I’m relatively new to the world of neuroscience, having begun my PhD at Champalimaud Centre for the Unknown in late 2020. I’ve always been fascinated by watching animals in the wild, and my quest to understand what mechanistically drives the dazzling diversity of behaviour has led me from a masters in Evolution, Ecology and Systematics at LMU Munich, to the lab of Carlos Ribeiro at CCU. I am interested in how organisms have evolved mechanisms to make short and long term predictions of future internal and external conditions, to better coordinate their behaviour, and I’m looking forward to investigating this in the coming years.


I’m a PhD student in the Motivation and Social Neuroscience Lab at the University of Birmingham. I’m interested in how people make decisions that involve opportunity costs, in particular how people track opportunity costs in different environments, and how this might involve the dopaminergic system. I combine computational modelling with behavioural and brain imaging studies.


I’m a Neuroscience PhD student in the Johns Hopkins - HHMI Janelia graduate program and I am fascinated by the strategies animals use to survive in the wild and how they might be implemented by the nervous system. I did my undergraduate studies at IISER Pune in India where I worked on the ecology and neurobiology of birdsong with Anand Krishnan and Raghav Rajan. I then moved to the US to work on my MS thesis in Vivek Jayaraman’s lab at Janelia where I caught the invertebrate bug. My interests stem from an appreciation for biological diversity – both in form and behavior – and my research has so far involved chasing birds, insects and bats in the lab or the field to study how they communicate, navigate and forage.


I am currently a Japan Society for the Promotion of Science (JSPS) Fellow hosted by Lars Chittka at Queen Mary University of London, working on bumblebee visual cognitive behaviour. I’m generally interested in the visual cognitive capabilities of animals, and their neural implementations.

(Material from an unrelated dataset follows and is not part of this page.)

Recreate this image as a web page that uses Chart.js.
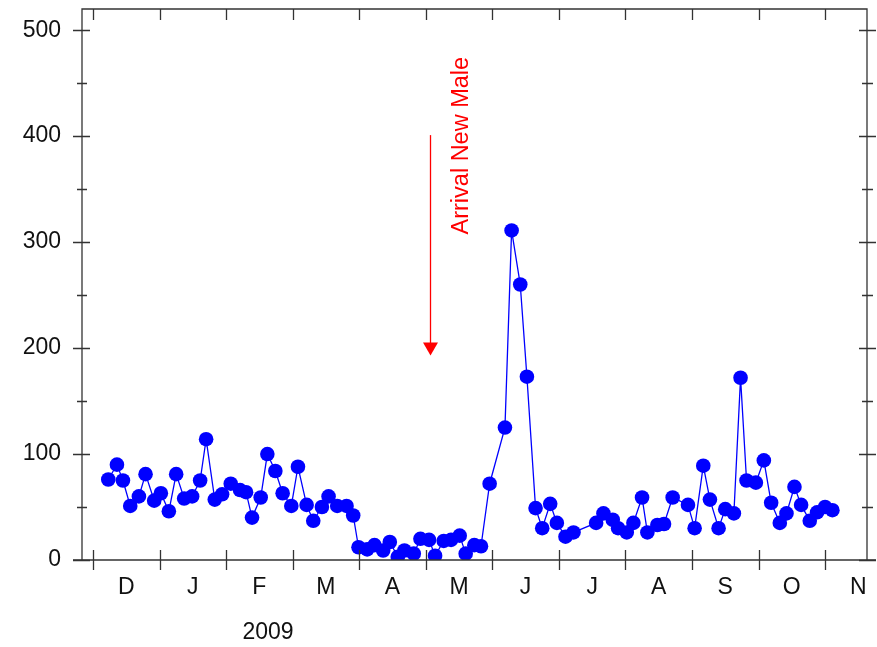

During my postdoc at University College London with Aman Saleem, I investigated the neural representation of visual landmarks in mouse primary visual cortex (V1). I also studied the organization of feedback projections that carry contextual signals to V1. For my PhD, I probed circuit mechanisms of how visual looming signal is transformed in the central brain of fruit flies in Michael Reiser’s lab at Janelia, and also worked on fly photoreceptors in Roger Hardie’s lab at the University of Cambridge.


Ibo is a Marie Curie postdoctoral fellow in the lab of Dr. Carlos Ribeiro at the Champalimaud Centre for the Unknown. He is interested in the generation of low level motor programs and how they are organized in time and space by the nervous system to facilitate complex behavioral decisions that are based on the past, the present and the anticipated future.

During his PhD, Ibo studies the sensorimotor circuits controlling the chemotaxis behavior of the Drosophila larva in the lab of Dr. Matthieu Louis.

He loves basketball, progressive rock and postmodern literature.